Thu, 16 Oct 2008
Driving in the United States
I will not write about everything I did in Oregon (you can get better insight to the way of life in the US from the point of view of a foreigner in a Linus' blog), but there is one pretty interesting topic: my experience from driving a car in the US. There are several differences for the European driver:
- Automatic gearboxes everywhere. It was impossible to rent a car with manual gearbox. More on it later.
- The speed limits are pretty low. It is not surprising that US people go for a "bigger" car (SUV or large pickups) instead of the car that performs better (i.e. stronger engine and better-tuned chassis). When I asked about the speed limits in the car rental, they said: "I don't know - just follow the car in front of you."
- That said, nobody follows the speed limit - all cars were driving +5 to +10 mph above it. However, the speed variance among the cars was surprisingly low - i.e. everybody was drving +10 mph, there was virtually no overtaking. In our country it is quite common (esp. on multi-lane roads) that somebody follows the speed limit (130 km/h on a motorway), but somebody drives maybe 30 % faster. That said, the fatality per capita is about 50 % higher in the US than in the Czech republic.
- Apart from arrow signs (prof. Donald Knuth has a nice collection:-), there were almost no pictographic signs - everything was explained in words. Even some not so common road marking, like both straight and dashed line in the middle of the road, had an explanation board near its beginning.
- 4-way stop crossings, and the "first come, first serve" principle. Sometimes it was not very clear who came first.
- Traffic lights after the crossings. Several times I nearly missed the red light, simply because I have expected it to be in a different place (i.e. before the crossing).
- The car models were very different. While I have seen several models which can also be seen in Europe (Ford Focus, Chevrolet Aveo, and even one VW Golf), in general the cars in the US are different to those sold in Europe, even when the manufacturer is present on both sides of the Atlantic (like Ford or Toyota).
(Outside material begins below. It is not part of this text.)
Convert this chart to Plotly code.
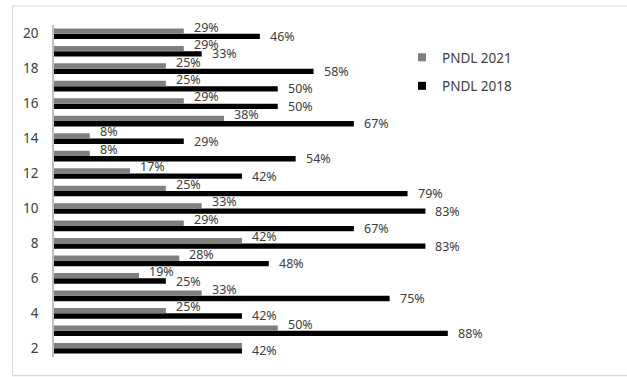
import plotly.graph_objects as go

# ---- data ----
categories = list(range(2, 21))
pndl_2021 = [42, 50, 25, 33, 19, 28, 42, 29, 33, 25, 17, 8, 8, 38, 29, 25, 25, 29, 29]
pndl_2018 = [42, 88, 42, 75, 25, 48, 83, 67, 83, 79, 42, 54, 29, 67, 50, 50, 58, 33, 46]
tick_vals = list(range(2, 21, 2))
series_names = ["PNDL 2021", "PNDL 2018"]

# ---- layout geometry ----
W, H = 627, 377
ML, MR, MT, MB = 54, 36, 25, 20
PW, PH = W - ML - MR, H - MT - MB
X_MAX = 120
BARGAP = 0.39

GRAY = "#7f7f7f"
BLACK = "#000000"
TXT = "#404040"
FONT = "Noto Sans"


def px_x(x):
    return (x - ML) / PW


def px_y(y):
    return (H - MB - y) / PH


fig = go.Figure()
# black first -> drawn at lower slot of each group; gray above
fig.add_trace(go.Bar(y=categories, x=pndl_2018, orientation="h", marker_color=BLACK,
                     marker_line_width=0, name=series_names[1], showlegend=False))
fig.add_trace(go.Bar(y=categories, x=pndl_2021, orientation="h", marker_color=GRAY,
                     marker_line_width=0, name=series_names[0], showlegend=False))

# legend entries
fig.add_trace(go.Scatter(x=[None], y=[None], mode="markers", name=series_names[0],
                         marker=dict(symbol="square", size=8, color=GRAY), legendgroup="a"))
fig.add_trace(go.Scatter(x=[None], y=[None], mode="markers", name=series_names[1],
                         marker=dict(symbol="square", size=8, color=BLACK), legendgroup="b"))

half = (1 - BARGAP) / 4.0
annotations = []
for c, g, b in zip(categories, pndl_2021, pndl_2018):
    annotations.append(dict(x=b, y=c - half, xref="x", yref="y", text=f"{b}%",
                            showarrow=False, xanchor="left", yanchor="middle",
                            xshift=8, font=dict(family=FONT, size=12.5, color=TXT)))
    if g != b:
        annotations.append(dict(x=g, y=c + half, xref="x", yref="y", text=f"{g}%",
                                showarrow=False, xanchor="left", yanchor="middle",
                                xshift=8, yshift=4, font=dict(family=FONT, size=12.5, color=TXT)))

shapes = [
    dict(type="line", xref="paper", yref="paper", x0=px_x(12), x1=px_x(640), y0=px_y(6), y1=px_y(6),
         line=dict(color="#d9d9d9", width=1)),
    dict(type="line", xref="paper", yref="paper", x0=px_x(12), x1=px_x(640), y0=px_y(375.5), y1=px_y(375.5),
         line=dict(color="#d9d9d9", width=1.5)),
    dict(type="line", xref="paper", yref="paper", x0=px_x(12.5), x1=px_x(12.5), y0=px_y(6), y1=px_y(375.5),
         line=dict(color="#d9d9d9", width=1)),
]

fig.update_layout(
    width=W, height=H,
    margin=dict(l=ML, r=MR, t=MT, b=MB, pad=0),
    paper_bgcolor="white", plot_bgcolor="white",
    barmode="group", bargap=BARGAP, bargroupgap=0,
    font=dict(family=FONT, size=12, color=TXT),
    xaxis=dict(range=[0, X_MAX], visible=False, showgrid=False, zeroline=False),
    yaxis=dict(range=[1.5, 20.5], tickvals=tick_vals, ticktext=[str(v) for v in tick_vals],
               showgrid=False, zeroline=False, showline=True, linecolor="#bfbfbf", linewidth=1.5,
               ticks="outside", ticklen=11, tickcolor="rgba(0,0,0,0)",
               tickfont=dict(family=FONT, size=13.5, color=TXT)),
    legend=dict(x=px_x(402), y=px_y(42), xanchor="left", yanchor="top",
                font=dict(family=FONT, size=13.5, color=TXT), tracegroupgap=8,
                bgcolor="rgba(0,0,0,0)"),
    annotations=annotations,
    shapes=shapes,
)

fig.write_html("out.html")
As for the automatic gearbox, it was pretty interesting. While the machine can change gears definitely faster than human, it cannot predict what the driver wants to do. For example, I when I needed to accelerate in order to overtake, the car (Chevrolet Aveo and then a brand new Chevrolet Cobalt) firstly choked on a current gear for maybe two seconds, then shifted to a lower gear, providing some acceleration, and just before the engine entered the RPM area of the highest power, it decided that it is still not enough, and shifted down once more, taking the engine to the red RPM values :-(
Maybe I would learn how to accelerate properly with an automatic gearbox after some more driving, but for now it is not usable for anything more than slow and careful cruising (which is how people drive in the US). However, I can imagine that an automatic gearbox with some tweaking (probably a "hold the current gear unless RPM is already near maximum" button and a "shift one gear lower" button) would provide the better from both systems.